During the past few years we have seen more and more British household names disappear and earlier this month we found out we could lose yet another. Focus DIY, the do it yourself and garden retailer, with 178 stores across the UK, announced on the 4th May, that they had appointed administrators.
It was agreed last week that Travis Perkins, under the trading name Wickes, will take over 13 of the company’s commercial properties, thus saving a total of around 345 jobs.
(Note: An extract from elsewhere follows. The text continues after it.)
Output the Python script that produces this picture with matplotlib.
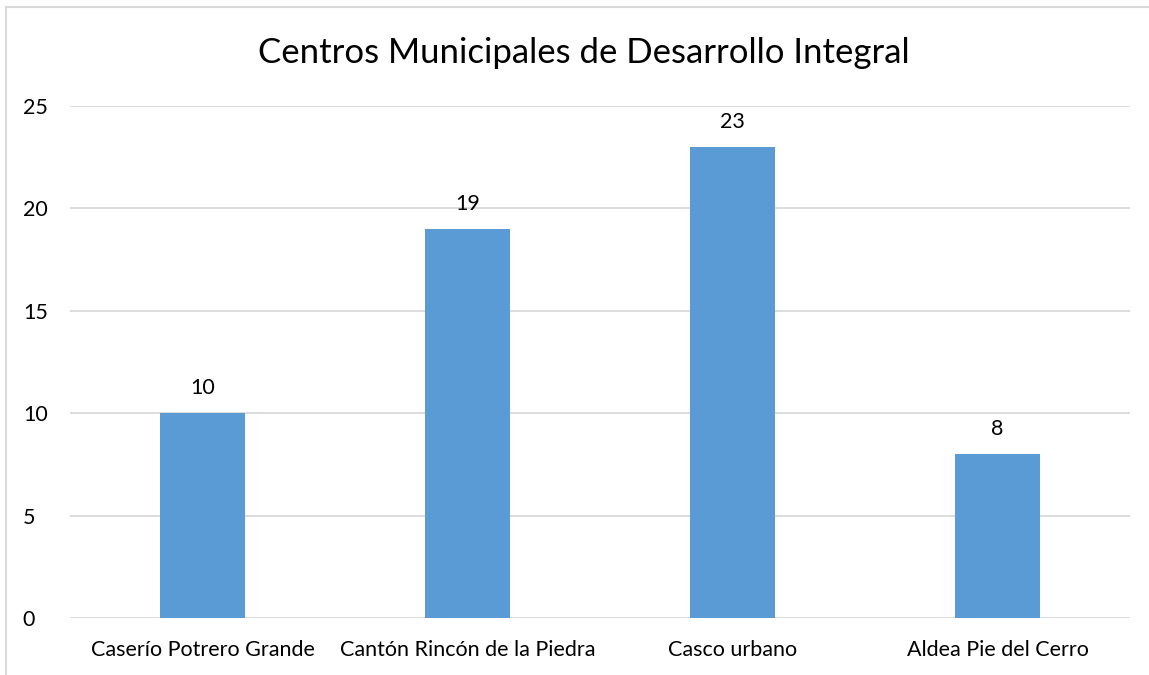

Travis Perkins has paid a total £8.4 million for the acquisition of the properties and stock.
Geoff Cooper, chief executive at Travis Perkins, said: ‘The acquisition of these 13 stores, cherry picked from over 100 potential locations, further expands our Wickes business and will help us to continue our gains in like-for-like and total market share.’
With the announcement today that administrators have failed to find a buyer for the remaining stores, it looks increasingly likely that the remaining commercial properties will go under the auctioneers hammer. Joint administrators from the accountancy firm Ernst & Young said they had ‘appointed the retail consultants Gordon Brothers to advise on the sale of the stock at the remaining stores with a view to closing down the retail chain.’
Although not officially announced as a ‘closing down sale’, Focus DIY, today announced ‘massive reductions’ at its remaining 123 stores throughout the country.
It is certain that potential investors will have been keeping a beady eye on the situation at Focus DIY, in the hope of acquiring commercial property at bargain prices and this is the news these investors will have been waiting for.
Despite the poor performance of the retail sector during April, commercial retail property is still seen as a worthwhile investment. Richard Dodd, spokesman for the British Retail Consortium, recently said, ‘commercial property may be a good investment as the retail industry is sure to bounce back at some point.’